**THE REQUEST:** Restate the full listing word for word and leave the pictures out.

**AVAILABLE DATA:**
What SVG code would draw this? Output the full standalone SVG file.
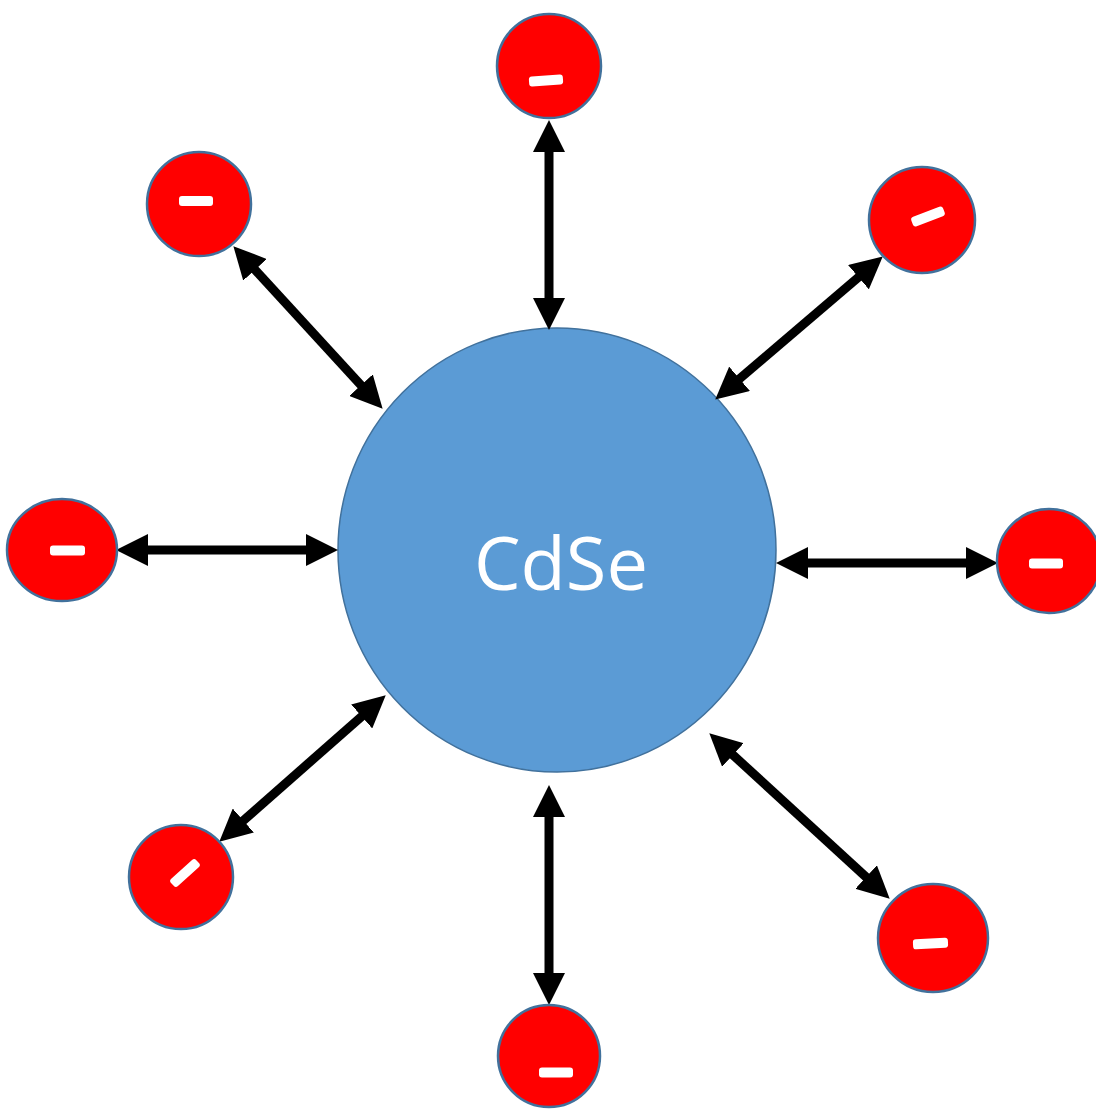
<svg xmlns="http://www.w3.org/2000/svg" width="1096" height="1111" viewBox="0 0 1096 1111">
<style>
.ion{fill:#FF0000;stroke:#41719C;stroke-width:2.5}
.minus{fill:#FFFFFF}
.arrow{stroke:#000;stroke-width:9;fill:none;marker-start:url(#head);marker-end:url(#head)}
.core{fill:#5B9BD5;stroke:#41719C;stroke-width:1.5}
.label{fill:#FFFFFF;font-family:"Open Sans","Liberation Sans",sans-serif;font-size:74px;text-anchor:middle}
</style>
<defs>
<marker id="head" markerUnits="userSpaceOnUse" markerWidth="32" markerHeight="32" refX="15" refY="15" orient="auto-start-reverse" viewBox="0 0 30 30">
<path d="M0,0 L30,15 L0,30 z" fill="#000"/>
</marker>
</defs>
<rect width="1096" height="1111" fill="#FFFFFF"/>
<g id="core">
<ellipse class="core" cx="557" cy="550" rx="219" ry="222"/>
<text class="label" x="561" y="590">CdSe</text>
</g>
<g id="connectors">
<line class="arrow" x1="549" y1="136" x2="549" y2="314"/>
<line class="arrow" x1="549" y1="801" x2="549" y2="989"/>
<line class="arrow" x1="132" y1="550" x2="322" y2="550"/>
<line class="arrow" x1="792" y1="563" x2="982" y2="563"/>
<line class="arrow" x1="244.2" y1="258" x2="371.8" y2="397"/>
<line class="arrow" x1="870.6" y1="266.8" x2="727.4" y2="389.2"/>
<line class="arrow" x1="373.7" y1="705.9" x2="231.3" y2="831.1"/>
<line class="arrow" x1="721.1" y1="744.1" x2="877.9" y2="887.9"/>
</g>
<g id="ion-top">
<circle class="ion" cx="549" cy="66" r="52"/>
<rect class="minus" x="529" y="75.5" width="34" height="10" rx="3" transform="rotate(-4 546 80.5)"/>
</g>
<g id="ion-top-left">
<circle class="ion" cx="199" cy="204" r="52"/>
<rect class="minus" x="179" y="196" width="34" height="10" rx="3"/>
</g>
<g id="ion-top-right">
<circle class="ion" cx="922" cy="220" r="53"/>
<rect class="minus" x="911" y="211.5" width="34" height="10" rx="3" transform="rotate(-21 928 216.5)"/>
</g>
<g id="ion-left">
<ellipse class="ion" cx="62" cy="550" rx="55" ry="51"/>
<rect class="minus" x="50" y="545.5" width="35" height="10" rx="3"/>
</g>
<g id="ion-right">
<circle class="ion" cx="1049" cy="561" r="52"/>
<rect class="minus" x="1029" y="558.5" width="34" height="10" rx="3"/>
</g>
<g id="ion-bottom-left">
<circle class="ion" cx="181" cy="877" r="52"/>
<rect class="minus" x="168" y="868" width="34" height="10" rx="3" transform="rotate(-42 185 873)"/>
</g>
<g id="ion-bottom-right">
<ellipse class="ion" cx="933" cy="938" rx="55" ry="54"/>
<rect class="minus" x="913" y="938.5" width="35" height="10" rx="3" transform="rotate(-3 930.5 943.5)"/>
</g>
<g id="ion-bottom">
<circle class="ion" cx="549" cy="1056" r="51"/>
<rect class="minus" x="539" y="1067.5" width="34" height="10" rx="3"/>
</g>
</svg>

**TASK SOLUTION:**
What SVG code would draw this? Output the full standalone SVG file.
<svg xmlns="http://www.w3.org/2000/svg" width="1096" height="1111" viewBox="0 0 1096 1111">
<style>
.ion{fill:#FF0000;stroke:#41719C;stroke-width:2.5}
.minus{fill:#FFFFFF}
.arrow{stroke:#000;stroke-width:9;fill:none;marker-start:url(#head);marker-end:url(#head)}
.core{fill:#5B9BD5;stroke:#41719C;stroke-width:1.5}
.label{fill:#FFFFFF;font-family:"Open Sans","Liberation Sans",sans-serif;font-size:74px;text-anchor:middle}
</style>
<defs>
<marker id="head" markerUnits="userSpaceOnUse" markerWidth="32" markerHeight="32" refX="15" refY="15" orient="auto-start-reverse" viewBox="0 0 30 30">
<path d="M0,0 L30,15 L0,30 z" fill="#000"/>
</marker>
</defs>
<rect width="1096" height="1111" fill="#FFFFFF"/>
<g id="core">
<ellipse class="core" cx="557" cy="550" rx="219" ry="222"/>
<text class="label" x="561" y="590">CdSe</text>
</g>
<g id="connectors">
<line class="arrow" x1="549" y1="136" x2="549" y2="314"/>
<line class="arrow" x1="549" y1="801" x2="549" y2="989"/>
<line class="arrow" x1="132" y1="550" x2="322" y2="550"/>
<line class="arrow" x1="792" y1="563" x2="982" y2="563"/>
<line class="arrow" x1="244.2" y1="258" x2="371.8" y2="397"/>
<line class="arrow" x1="870.6" y1="266.8" x2="727.4" y2="389.2"/>
<line class="arrow" x1="373.7" y1="705.9" x2="231.3" y2="831.1"/>
<line class="arrow" x1="721.1" y1="744.1" x2="877.9" y2="887.9"/>
</g>
<g id="ion-top">
<circle class="ion" cx="549" cy="66" r="52"/>
<rect class="minus" x="529" y="75.5" width="34" height="10" rx="3" transform="rotate(-4 546 80.5)"/>
</g>
<g id="ion-top-left">
<circle class="ion" cx="199" cy="204" r="52"/>
<rect class="minus" x="179" y="196" width="34" height="10" rx="3"/>
</g>
<g id="ion-top-right">
<circle class="ion" cx="922" cy="220" r="53"/>
<rect class="minus" x="911" y="211.5" width="34" height="10" rx="3" transform="rotate(-21 928 216.5)"/>
</g>
<g id="ion-left">
<ellipse class="ion" cx="62" cy="550" rx="55" ry="51"/>
<rect class="minus" x="50" y="545.5" width="35" height="10" rx="3"/>
</g>
<g id="ion-right">
<circle class="ion" cx="1049" cy="561" r="52"/>
<rect class="minus" x="1029" y="558.5" width="34" height="10" rx="3"/>
</g>
<g id="ion-bottom-left">
<circle class="ion" cx="181" cy="877" r="52"/>
<rect class="minus" x="168" y="868" width="34" height="10" rx="3" transform="rotate(-42 185 873)"/>
</g>
<g id="ion-bottom-right">
<ellipse class="ion" cx="933" cy="938" rx="55" ry="54"/>
<rect class="minus" x="913" y="938.5" width="35" height="10" rx="3" transform="rotate(-3 930.5 943.5)"/>
</g>
<g id="ion-bottom">
<circle class="ion" cx="549" cy="1056" r="51"/>
<rect class="minus" x="539" y="1067.5" width="34" height="10" rx="3"/>
</g>
</svg>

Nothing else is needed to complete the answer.